### [WHAT IS ASKED]
Return the lines below exactly, from the first line to the line that contains "['#cbdc66', '#7474c8', '#e85a72', '#cf66b2', '#88d8da'];". Leave out pictures.

— start —

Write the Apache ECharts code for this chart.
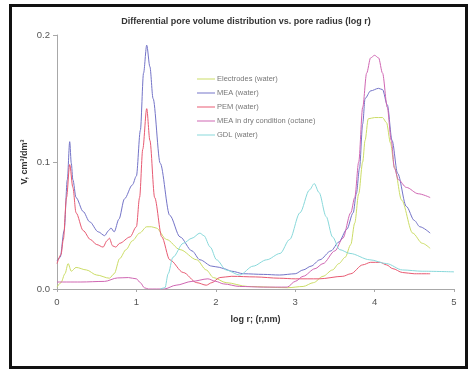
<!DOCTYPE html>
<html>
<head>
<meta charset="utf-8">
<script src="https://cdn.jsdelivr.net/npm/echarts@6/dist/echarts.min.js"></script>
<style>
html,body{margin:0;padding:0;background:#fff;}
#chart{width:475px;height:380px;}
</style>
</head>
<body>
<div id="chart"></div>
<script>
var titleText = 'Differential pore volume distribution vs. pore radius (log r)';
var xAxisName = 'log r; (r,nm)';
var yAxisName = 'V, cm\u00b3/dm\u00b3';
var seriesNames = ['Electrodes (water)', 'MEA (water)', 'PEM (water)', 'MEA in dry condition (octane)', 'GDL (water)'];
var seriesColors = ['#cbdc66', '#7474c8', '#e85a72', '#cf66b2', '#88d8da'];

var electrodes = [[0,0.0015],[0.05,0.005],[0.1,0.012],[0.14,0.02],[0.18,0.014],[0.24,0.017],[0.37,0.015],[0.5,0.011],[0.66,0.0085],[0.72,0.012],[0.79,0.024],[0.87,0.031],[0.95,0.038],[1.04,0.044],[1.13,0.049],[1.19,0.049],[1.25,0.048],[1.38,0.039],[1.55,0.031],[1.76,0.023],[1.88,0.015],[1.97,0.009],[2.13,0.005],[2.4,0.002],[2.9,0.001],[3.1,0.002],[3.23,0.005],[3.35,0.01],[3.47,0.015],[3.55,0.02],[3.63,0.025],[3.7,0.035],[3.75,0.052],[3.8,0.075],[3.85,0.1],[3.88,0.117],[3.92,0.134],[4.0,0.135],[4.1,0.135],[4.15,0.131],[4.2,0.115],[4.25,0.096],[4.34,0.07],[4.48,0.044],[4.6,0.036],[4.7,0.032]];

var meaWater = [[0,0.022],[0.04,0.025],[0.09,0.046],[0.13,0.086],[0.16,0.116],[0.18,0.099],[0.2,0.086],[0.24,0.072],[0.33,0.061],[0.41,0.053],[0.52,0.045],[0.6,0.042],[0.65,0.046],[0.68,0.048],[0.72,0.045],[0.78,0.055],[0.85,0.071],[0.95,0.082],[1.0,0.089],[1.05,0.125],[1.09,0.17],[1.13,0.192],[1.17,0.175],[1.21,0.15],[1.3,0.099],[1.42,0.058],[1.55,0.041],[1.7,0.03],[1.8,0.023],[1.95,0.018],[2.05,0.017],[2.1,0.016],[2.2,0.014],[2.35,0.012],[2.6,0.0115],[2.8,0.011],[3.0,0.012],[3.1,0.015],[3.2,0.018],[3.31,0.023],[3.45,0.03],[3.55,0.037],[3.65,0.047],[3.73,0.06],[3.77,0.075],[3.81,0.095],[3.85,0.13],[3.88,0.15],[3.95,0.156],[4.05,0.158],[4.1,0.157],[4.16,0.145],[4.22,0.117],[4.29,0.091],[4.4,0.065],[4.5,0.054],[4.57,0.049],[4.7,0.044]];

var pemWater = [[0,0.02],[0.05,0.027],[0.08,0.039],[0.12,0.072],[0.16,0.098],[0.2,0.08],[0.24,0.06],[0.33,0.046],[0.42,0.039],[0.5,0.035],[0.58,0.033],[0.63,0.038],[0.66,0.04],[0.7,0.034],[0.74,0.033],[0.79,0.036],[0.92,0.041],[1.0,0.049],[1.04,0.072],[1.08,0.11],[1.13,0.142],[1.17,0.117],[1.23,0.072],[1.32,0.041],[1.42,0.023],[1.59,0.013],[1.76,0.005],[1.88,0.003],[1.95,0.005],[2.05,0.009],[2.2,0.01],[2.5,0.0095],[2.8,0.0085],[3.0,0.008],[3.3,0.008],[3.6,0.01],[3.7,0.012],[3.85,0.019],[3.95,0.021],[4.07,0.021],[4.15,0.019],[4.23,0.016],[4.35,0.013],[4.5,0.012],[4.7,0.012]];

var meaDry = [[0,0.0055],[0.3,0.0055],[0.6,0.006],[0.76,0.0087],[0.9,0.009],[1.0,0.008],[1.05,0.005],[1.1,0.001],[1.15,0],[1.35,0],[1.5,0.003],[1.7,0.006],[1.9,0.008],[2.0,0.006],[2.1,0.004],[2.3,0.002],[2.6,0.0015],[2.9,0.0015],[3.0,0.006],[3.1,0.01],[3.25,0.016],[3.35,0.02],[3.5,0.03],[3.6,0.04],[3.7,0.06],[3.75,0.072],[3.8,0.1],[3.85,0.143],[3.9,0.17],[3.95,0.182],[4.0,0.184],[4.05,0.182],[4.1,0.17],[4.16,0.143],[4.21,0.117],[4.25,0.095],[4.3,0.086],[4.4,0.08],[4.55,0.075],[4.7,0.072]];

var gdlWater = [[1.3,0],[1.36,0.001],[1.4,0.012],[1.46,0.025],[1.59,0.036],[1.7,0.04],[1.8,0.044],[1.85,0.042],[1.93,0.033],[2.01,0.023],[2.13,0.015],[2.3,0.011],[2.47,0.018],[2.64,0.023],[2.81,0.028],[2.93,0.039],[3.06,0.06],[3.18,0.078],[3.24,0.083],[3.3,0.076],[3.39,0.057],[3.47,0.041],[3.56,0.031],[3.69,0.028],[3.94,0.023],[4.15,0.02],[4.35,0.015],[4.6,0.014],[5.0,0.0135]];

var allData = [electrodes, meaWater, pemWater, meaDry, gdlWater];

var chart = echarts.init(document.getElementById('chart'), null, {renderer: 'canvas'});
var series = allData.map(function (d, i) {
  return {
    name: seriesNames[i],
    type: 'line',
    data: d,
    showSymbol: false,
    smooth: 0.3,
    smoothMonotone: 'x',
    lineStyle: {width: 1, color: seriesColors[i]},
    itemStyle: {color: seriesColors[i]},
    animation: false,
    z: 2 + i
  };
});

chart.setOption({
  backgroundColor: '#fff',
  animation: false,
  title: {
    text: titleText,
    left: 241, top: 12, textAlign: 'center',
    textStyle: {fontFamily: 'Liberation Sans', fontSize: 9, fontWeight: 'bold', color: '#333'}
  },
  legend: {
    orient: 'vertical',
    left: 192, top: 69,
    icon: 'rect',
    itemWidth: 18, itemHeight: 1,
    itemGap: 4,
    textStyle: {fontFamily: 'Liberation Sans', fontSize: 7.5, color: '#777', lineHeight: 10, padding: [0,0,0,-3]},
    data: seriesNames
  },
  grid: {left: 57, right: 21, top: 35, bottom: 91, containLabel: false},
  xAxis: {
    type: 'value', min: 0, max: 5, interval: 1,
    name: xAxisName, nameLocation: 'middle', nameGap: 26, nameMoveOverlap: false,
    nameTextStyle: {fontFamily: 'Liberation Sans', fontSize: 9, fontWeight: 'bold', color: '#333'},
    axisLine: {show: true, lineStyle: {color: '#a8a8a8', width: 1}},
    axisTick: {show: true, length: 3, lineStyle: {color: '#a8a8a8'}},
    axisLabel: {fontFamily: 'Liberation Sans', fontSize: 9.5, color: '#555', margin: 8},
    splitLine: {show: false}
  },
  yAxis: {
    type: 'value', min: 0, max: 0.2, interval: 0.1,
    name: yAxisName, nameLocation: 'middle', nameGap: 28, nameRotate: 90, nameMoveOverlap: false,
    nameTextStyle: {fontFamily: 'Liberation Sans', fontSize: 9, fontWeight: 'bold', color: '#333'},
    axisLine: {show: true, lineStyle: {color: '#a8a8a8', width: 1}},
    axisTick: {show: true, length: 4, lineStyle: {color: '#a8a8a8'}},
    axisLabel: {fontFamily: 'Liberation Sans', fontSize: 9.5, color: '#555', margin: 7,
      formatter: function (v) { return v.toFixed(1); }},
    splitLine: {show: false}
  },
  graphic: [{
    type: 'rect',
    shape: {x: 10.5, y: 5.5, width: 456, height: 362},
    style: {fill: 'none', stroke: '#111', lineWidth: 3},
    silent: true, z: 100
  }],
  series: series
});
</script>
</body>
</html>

— end —

### [FINISHED TASK]
Write the Apache ECharts code for this chart.
<!DOCTYPE html>
<html>
<head>
<meta charset="utf-8">
<script src="https://cdn.jsdelivr.net/npm/echarts@6/dist/echarts.min.js"></script>
<style>
html,body{margin:0;padding:0;background:#fff;}
#chart{width:475px;height:380px;}
</style>
</head>
<body>
<div id="chart"></div>
<script>
var titleText = 'Differential pore volume distribution vs. pore radius (log r)';
var xAxisName = 'log r; (r,nm)';
var yAxisName = 'V, cm\u00b3/dm\u00b3';
var seriesNames = ['Electrodes (water)', 'MEA (water)', 'PEM (water)', 'MEA in dry condition (octane)', 'GDL (water)'];
var seriesColors = ['#cbdc66', '#7474c8', '#e85a72', '#cf66b2', '#88d8da'];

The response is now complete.